Task requirements: Tally the lines in the listing below that include "matplotlib". Answer with the count and nothing more.

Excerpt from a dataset
▶
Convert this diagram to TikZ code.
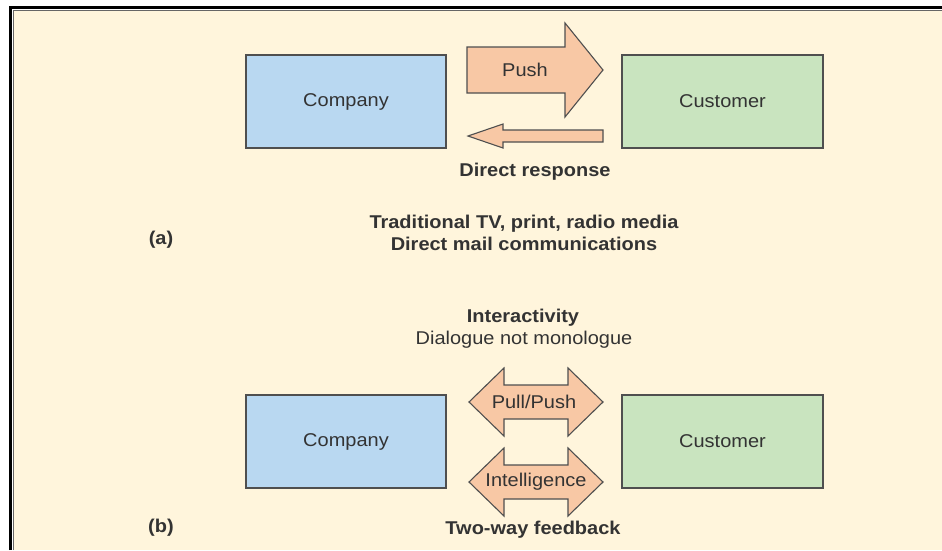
\documentclass[tikz,border=0pt]{standalone}
\usepackage{fontspec}
\setmainfont{Liberation Sans}[FakeStretch=1.08]
\definecolor{cream}{HTML}{FFF5DC}
\definecolor{compblue}{HTML}{B9D8F1}
\definecolor{custgreen}{HTML}{C9E4BF}
\definecolor{peach}{HTML}{F8C8A5}
\definecolor{ink}{HTML}{333333}
\definecolor{edge}{HTML}{4F4F4F}
\tikzset{
  box/.style={draw=edge, line width=1.5pt},
  arrowshape/.style={draw=edge, fill=peach, line width=1.1pt, line join=miter},
  lbl/.style={font=\fontsize{18.5}{22}\selectfont, text=ink, inner sep=0pt},
  blbl/.style={font=\fontsize{18.5}{22}\selectfont\bfseries, text=ink, inner sep=0pt, align=center},
}
\begin{document}
\begin{tikzpicture}[x=1pt,y=-1pt]
\useasboundingbox (0,0) rectangle (942,550);
\fill[white] (0,0) rectangle (942,550);
\fill[cream] (14,11) rectangle (942,550);
\draw[black, line width=3pt] (10.5,550) -- (10.5,7) -- (942,7);
\draw[black!60, line width=1.2pt] (13.5,550) -- (13.5,10.2) -- (942,10.2);

% (a)
\draw[box, fill=compblue] (246,55) rectangle (446,148);
\draw[box, fill=custgreen] (622,55) rectangle (823,148);
\node[lbl] (compa) at (346,101.5) {Company};
\node[lbl] (custa) at (722.5,101.5) {Customer};
\draw[arrowshape] (467,47) -- (565,47) -- (565,23) -- (603,70) -- (565,117) -- (565,93) -- (467,93) -- cycle;
\node[lbl] (push) at (525,70) {Push};
\draw[arrowshape] (603,130) -- (503,130) -- (503,124) -- (468,136) -- (503,148) -- (503,142) -- (603,142) -- cycle;
\node[blbl] (dr) at (535,172) {Direct response};
\node[blbl] (trad) at (524,233) {Traditional TV, print, radio media\\[0pt]Direct mail communications};
\node[blbl] (a) at (161,240) {(a)};

% (b)
\node[blbl] (inter) at (523,318) {Interactivity};
\node[lbl] (dial) at (524,340) {Dialogue not monologue};
\draw[box, fill=compblue] (246,395) rectangle (446,488);
\draw[box, fill=custgreen] (622,395) rectangle (823,488);
\node[lbl] (compb) at (346,441.5) {Company};
\node[lbl] (custb) at (722.5,441.5) {Customer};
\draw[arrowshape] (469,402) -- (504,368) -- (504,385) -- (568,385) -- (568,368) -- (603,402) -- (568,436) -- (568,419) -- (504,419) -- (504,436) -- cycle;
\node[lbl] (pp) at (534,402) {Pull/Push};
\draw[arrowshape] (469,482) -- (504,448) -- (504,465) -- (568,465) -- (568,448) -- (603,482) -- (568,516) -- (568,499) -- (504,499) -- (504,516) -- cycle;
\node[lbl] (intel) at (536,482) {Intelligence};
\node[blbl] (two) at (533,530) {Two-way feedback};
\node[blbl] (b) at (161,528) {(b)};
\end{tikzpicture}
\end{document}
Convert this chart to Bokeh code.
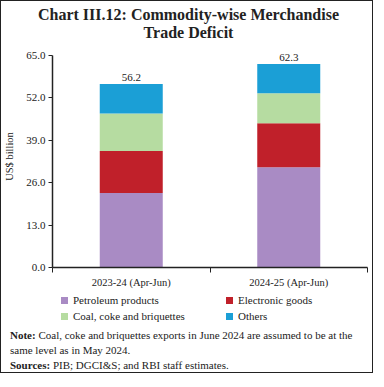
from bokeh.plotting import figure
from bokeh.layouts import column
from bokeh.models import (Range1d, FixedTicker, LabelSet, Div,
                          ColumnDataSource, NumeralTickFormatter)
from bokeh.embed import file_html
from bokeh.resources import INLINE

# ---- data ----
categories = ["2023-24 (Apr-Jun)", "2024-25 (Apr-Jun)"]
petroleum = [22.8, 30.7]
electronic = [12.9, 13.5]
coal = [11.5, 9.2]
others = [9.0, 8.9]
totals = [56.2, 62.3]
series_names = ["Petroleum products", "Electronic goods", "Coal, coke and briquettes", "Others"]
colors = ["#A98BC4", "#C0202A", "#B6DCA1", "#1B9FD6"]
y_ticks = [0, 13, 26, 39, 52, 65]
title_lines = ["Chart III.12: Commodity-wise Merchandise", "Trade Deficit"]
note_bold = "Note:"
note_text = ["Coal, coke and briquettes exports in June 2024 are assumed to be at the",
             "same level as in May 2024."]
src_bold = "Sources:"
src_text = "PIB; DGCI&amp;S; and RBI staff estimates."

SERIF = "Liberation Serif"
TXT = "#222222"
W = 371
H_T, H_C, H_N = 40, 250, 81
FL, FR = 50, 366        # frame left/right (px)
FT_C, FH = 4, 222       # frame top inside chart figure, frame height

FONT = "font-family:'%s',serif;color:%s;white-space:nowrap;" % (SERIF, TXT)

# ---- title ----
t_html = '<div style="position:relative;width:%dpx;height:%dpx;%s">' % (W, H_T, FONT)
for txt, cy in zip(title_lines, [14, 32]):
    t_html += ('<div style="position:absolute;left:4px;width:%dpx;top:%dpx;height:18px;'
               'line-height:18px;text-align:center;font-size:16px;font-weight:bold;%s">%s</div>'
               % (W - 4, cy - 9, FONT, txt))
t_html += "</div>"
title_div = Div(text=t_html, width=W, height=H_T, margin=0)

# ---- chart ----
p = figure(width=W, height=H_C, output_backend="svg", toolbar_location=None,
           x_range=Range1d(0, 2), y_range=Range1d(0, 68),
           min_border_left=FL, min_border_right=W - FR,
           min_border_top=FT_C, min_border_bottom=H_C - FT_C - FH)
p.outline_line_color = None
p.grid.visible = False

xs = [0.5 + i for i in range(len(categories))]
src = ColumnDataSource(dict(x=xs, petroleum=petroleum, electronic=electronic,
                            coal=coal, others=others, total=totals,
                            total_txt=["%.1f" % t for t in totals]))
rends = p.vbar_stack(["petroleum", "electronic", "coal", "others"], x="x", width=0.4,
                     color=colors, line_color=None, source=src)

p.add_layout(LabelSet(x="x", y="total", text="total_txt", source=src, text_align="center",
                      text_baseline="bottom", y_offset=3, text_font=SERIF,
                      text_font_size="11px", text_color=TXT))

yax = p.yaxis[0]
yax.bounds = (0, 65)
yax.ticker = FixedTicker(ticks=y_ticks)
yax.formatter = NumeralTickFormatter(format="0.0")
yax.major_tick_out = 4
yax.major_tick_in = 0
yax.minor_tick_out = 0
yax.minor_tick_in = 0
yax.axis_line_width = 1.5
yax.axis_line_color = TXT
yax.major_tick_line_color = TXT
yax.major_label_text_font = SERIF
yax.major_label_text_font_size = "11px"
yax.major_label_text_color = TXT
yax.major_label_standoff = 3
yax.axis_label = "US$ billion"
yax.axis_label_text_font = SERIF
yax.axis_label_text_font_size = "10.5px"
yax.axis_label_text_font_style = "normal"
yax.axis_label_text_color = TXT
yax.axis_label_standoff = 8

xax = p.xaxis[0]
xax.ticker = FixedTicker(ticks=xs, minor_ticks=[0, 1, 2])
xax.major_label_overrides = {x: c for x, c in zip(xs, categories)}
xax.major_tick_out = 0
xax.major_tick_in = 0
xax.minor_tick_out = 5
xax.minor_tick_in = 0
xax.minor_tick_line_color = TXT
xax.axis_line_width = 1.5
xax.axis_line_color = TXT
xax.major_label_text_font = SERIF
xax.major_label_text_font_size = "10.5px"
xax.major_label_text_color = TXT
xax.major_label_standoff = 4

# ---- legend + notes ----
n_html = '<div style="position:relative;width:%dpx;height:%dpx;font-size:11px;%s">' % (W, H_N, FONT)
leg_pos = [(60, 9), (225, 9), (60, 25), (225, 25)]  # order: series_names
for name, col, (lx, cy) in zip(series_names, colors, leg_pos):
    n_html += ('<div style="position:absolute;left:%dpx;top:%dpx;height:7px;width:7px;background:%s;"></div>'
               % (lx, cy - 3, col))
    n_html += ('<div style="position:absolute;left:%dpx;top:%dpx;height:16px;line-height:16px;'
               'font-size:11px;%s">%s</div>'
               % (lx + 12, cy - 8, FONT, name))
lines = ["<b>%s</b> %s" % (note_bold, note_text[0]), note_text[1],
         "<b>%s</b> %s" % (src_bold, src_text)]
for ln, cy in zip(lines, [44, 59.5, 74.5]):
    n_html += ('<div style="position:absolute;left:9px;top:%.1fpx;height:15px;line-height:15px;'
               'font-size:11px;%s">%s</div>'
               % (cy - 7.5, FONT, ln))
n_html += "</div>"
notes_div = Div(text=n_html, width=W, height=H_N, margin=0)

layout = column(title_div, p, notes_div, spacing=0,
                styles={"border": "1px solid #222", "background": "white"})
open("out.html", "w").write(file_html(layout, INLINE))
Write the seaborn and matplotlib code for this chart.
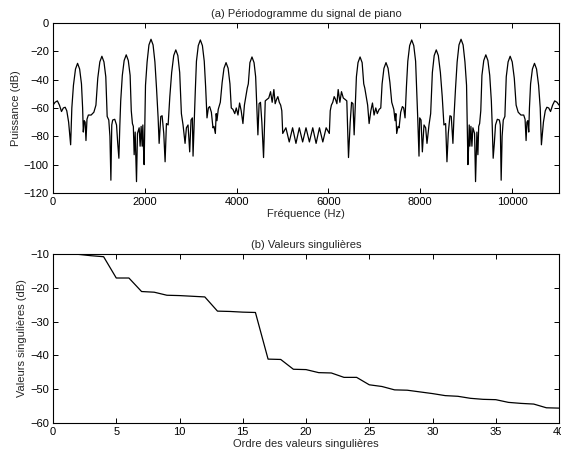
import matplotlib
matplotlib.use("Agg")
import matplotlib.pyplot as plt
import seaborn as sns

# (a) periodogramme : frequences (Hz) et puissance (dB), moitie basse puis moitie haute
freq_low = [0, 45, 95, 140, 185, 225, 265, 300, 340, 384,
            410, 445, 490, 535, 580, 620, 645, 660, 680, 700, 718, 740, 770, 830, 890, 935,
            975, 1020, 1065, 1110, 1150, 1180, 1215, 1240, 1261, 1280, 1300, 1345, 1384, 1410, 1435, 1455,
            1475, 1510, 1550, 1595, 1640, 1680, 1705, 1730, 1750, 1768, 1790, 1819, 1840, 1877, 1898, 1920,
            1942, 1957, 1971, 1985, 2000,
            2015, 2050, 2090, 2135, 2180, 2220, 2255, 2290, 2312, 2348, 2377, 2413, 2442, 2471, 2508,
            2545, 2585, 2630, 2675, 2720, 2760, 2797, 2833, 2877, 2906, 2942, 2978, 3007, 3036, 3051, 3080,
            3100, 3125, 3165, 3210, 3255, 3295, 3325, 3355, 3385, 3413, 3450, 3485, 3507, 3537, 3555, 3572, 3600,
            3645, 3685, 3725, 3770, 3815, 3855, 3884, 3920, 3960, 3993, 4030, 4065, 4100, 4138, 4170, 4200, 4232, 4255,
            4290, 4335, 4380, 4415, 4440, 4464, 4490, 4520, 4550, 4587, 4624, 4660, 4700, 4740, 4775, 4812, 4840,
            4870, 4899, 4930, 4960, 4985, 5005,
            5074, 5147, 5220, 5293, 5366, 5439, 5512]
power_low = [-58, -56, -55, -58, -62.5, -60, -59.5, -62, -70, -86,
             -60, -44, -32.5, -28.5, -32.5, -43, -60, -77, -69, -70, -83, -68, -65, -65, -63, -58,
             -39, -27.5, -23.5, -27.5, -38, -66, -68.5, -80, -111, -72, -68.5, -68, -72, -85, -95.5, -73,
             -55, -37, -26.5, -22.5, -26.5, -37, -62, -71, -73, -93, -77, -112, -78, -74, -87, -73,
             -87, -72, -88, -100, -71,
             -44, -27.5, -15.5, -11.5, -15.5, -27.5, -46, -67, -85, -66, -65.5, -78, -98, -71, -72,
             -52, -35, -23, -19, -23, -35, -64, -72, -85, -74, -72, -91, -68.5, -67, -94, -66,
             -48, -27, -16, -12, -16, -27, -45, -67, -60, -59, -63, -74, -73, -78, -64, -69, -61,
             -56, -42, -32, -28, -32, -43, -60, -61, -64, -60, -65, -56.5, -62, -71, -58, -52, -46, -43,
             -28, -24, -28, -38, -58, -79, -57, -56, -70, -95, -55, -54, -53, -48.5, -56, -47, -57,
             -54, -52, -56, -58, -62, -78,
             -74, -84, -74, -85, -74, -84, -74]

freq_high = [5586, 5659, 5732, 5805, 5878, 5951,
             6020, 6040, 6065, 6095, 6126, 6155, 6185, 6213, 6250, 6285, 6325, 6365, 6401, 6438, 6475, 6505,
             6535, 6561, 6585, 6610, 6645, 6690, 6735,
             6770, 6793, 6825, 6855, 6887, 6925, 6960, 6995, 7032, 7065, 7105, 7141, 7170, 7210, 7255, 7300, 7340, 7380,
             7425, 7453, 7470, 7488, 7518, 7540, 7575, 7612, 7640, 7670, 7700, 7730, 7770, 7815, 7860, 7900, 7925,
             7945, 7974, 7989, 8018, 8047, 8083, 8119, 8148, 8192, 8228, 8265, 8305, 8350, 8395, 8440, 8480,
             8517, 8554, 8583, 8612, 8648, 8677, 8713, 8735, 8770, 8805, 8845, 8890, 8935, 8975, 9010,
             9025, 9040, 9054, 9068, 9083, 9105, 9127, 9148, 9185, 9206, 9235, 9257, 9275, 9295, 9320, 9345,
             9385, 9430, 9475, 9515, 9550,
             9570, 9590, 9615, 9641, 9680, 9725, 9745, 9764, 9785, 9810, 9845, 9875, 9915, 9960, 10005, 10050,
             10090, 10135, 10195, 10255, 10285, 10307, 10325, 10345, 10365, 10380, 10405, 10445, 10490, 10535,
             10580, 10615,
             10641, 10685, 10725, 10760, 10800, 10840, 10885, 10930, 10980, 11025]
power_high = [-84, -74, -85, -74, -84, -74,
              -78, -62, -58, -56, -52, -54, -57, -47, -56, -48.5, -53, -54, -55, -95, -70, -56,
              -57, -79, -58, -38, -28, -24, -28,
              -43, -46, -52, -58, -71, -62, -56.5, -65, -60, -64, -61, -60, -43, -32, -28, -32, -42, -56,
              -61, -69, -64, -78, -73, -74, -63, -59, -60, -67, -45, -27, -16, -12, -16, -27, -48,
              -66, -94, -67, -68.5, -91, -72, -74, -85, -72, -64, -35, -23, -19, -23, -35, -52,
              -72, -71, -98, -78, -65.5, -66, -85, -67, -46, -27.5, -15.5, -11.5, -15.5, -27.5, -44,
              -71, -100, -88, -72, -87, -73, -87, -74, -78, -112, -77, -93, -73, -71, -62, -37,
              -26.5, -22.5, -26.5, -37, -55,
              -73, -95.5, -85, -72, -68, -68.5, -72, -111, -80, -68.5, -66, -38, -27.5, -23.5, -27.5, -39,
              -58, -63, -65, -65, -68, -83, -70, -69, -77, -60, -43, -32.5, -28.5, -32.5,
              -44, -60,
              -86, -70, -62, -59.5, -60, -62.5, -58, -55, -56, -58]

# (b) valeurs singulieres (dB) selon leur ordre
order = list(range(1, 41))
sing_db = [-10.1, -10.1, -10.5, -10.8, -17.1, -17.1, -21.1, -21.3, -22.2, -22.3,
           -22.5, -22.7, -26.9, -27.0, -27.2, -27.3, -41.1, -41.2, -44.1, -44.2,
           -45.1, -45.2, -46.5, -46.5, -48.7, -49.2, -50.2, -50.3, -50.8, -51.3,
           -51.9, -52.1, -52.7, -53.0, -53.1, -53.9, -54.2, -54.4, -55.5, -55.6]

sns.set_style("ticks")
plt.rcParams["font.family"] = ["Liberation Sans", "DejaVu Sans"]
plt.rcParams["font.size"] = 8
plt.rcParams["axes.linewidth"] = 0.8
plt.rcParams["xtick.direction"] = "in"
plt.rcParams["ytick.direction"] = "in"
plt.rcParams["xtick.top"] = True
plt.rcParams["ytick.right"] = True
plt.rcParams["xtick.major.size"] = 3.5
plt.rcParams["ytick.major.size"] = 3.5
plt.rcParams["xtick.major.width"] = 0.7
plt.rcParams["ytick.major.width"] = 0.7
plt.rcParams["xtick.major.pad"] = 3
plt.rcParams["ytick.major.pad"] = 3
plt.rcParams["xtick.color"] = "black"
plt.rcParams["ytick.color"] = "black"

fig = plt.figure(figsize=(5.61, 4.54), dpi=100)
ax1 = fig.add_axes([0.0945, 0.575, 0.902, 0.3744])
ax2 = fig.add_axes([0.0945, 0.0683, 0.902, 0.3722])

freq = freq_low + freq_high
power = power_low + power_high
sns.lineplot(x=freq, y=power, ax=ax1, color="black", linewidth=0.9)
ax1.set_xlim(0, 11025)
ax1.set_ylim(-120, 0)
ax1.set_xticks(range(0, 10001, 2000))
ax1.set_yticks(range(-120, 1, 20))
ax1.set_title("(a) Périodogramme du signal de piano", fontsize=8, pad=4)
ax1.set_xlabel("Fréquence (Hz)", labelpad=1.5)
ax1.set_ylabel("Puissance (dB)", labelpad=2)

sns.lineplot(x=order, y=sing_db, ax=ax2, color="black", linewidth=0.9)
ax2.set_xlim(0, 40)
ax2.set_ylim(-60, -10)
ax2.set_xticks(range(0, 41, 5))
ax2.set_yticks(range(-60, -9, 10))
ax2.set_title("(b) Valeurs singulières", fontsize=8, pad=4)
ax2.set_xlabel("Ordre des valeurs singulières", labelpad=1.5)
ax2.set_ylabel("Valeurs singulières (dB)", labelpad=2)

for ax in (ax1, ax2):
    for s in ax.spines.values():
        s.set_visible(True)
        s.set_color("black")

fig.savefig("out.png", dpi=100)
◀
Solution to this task: 4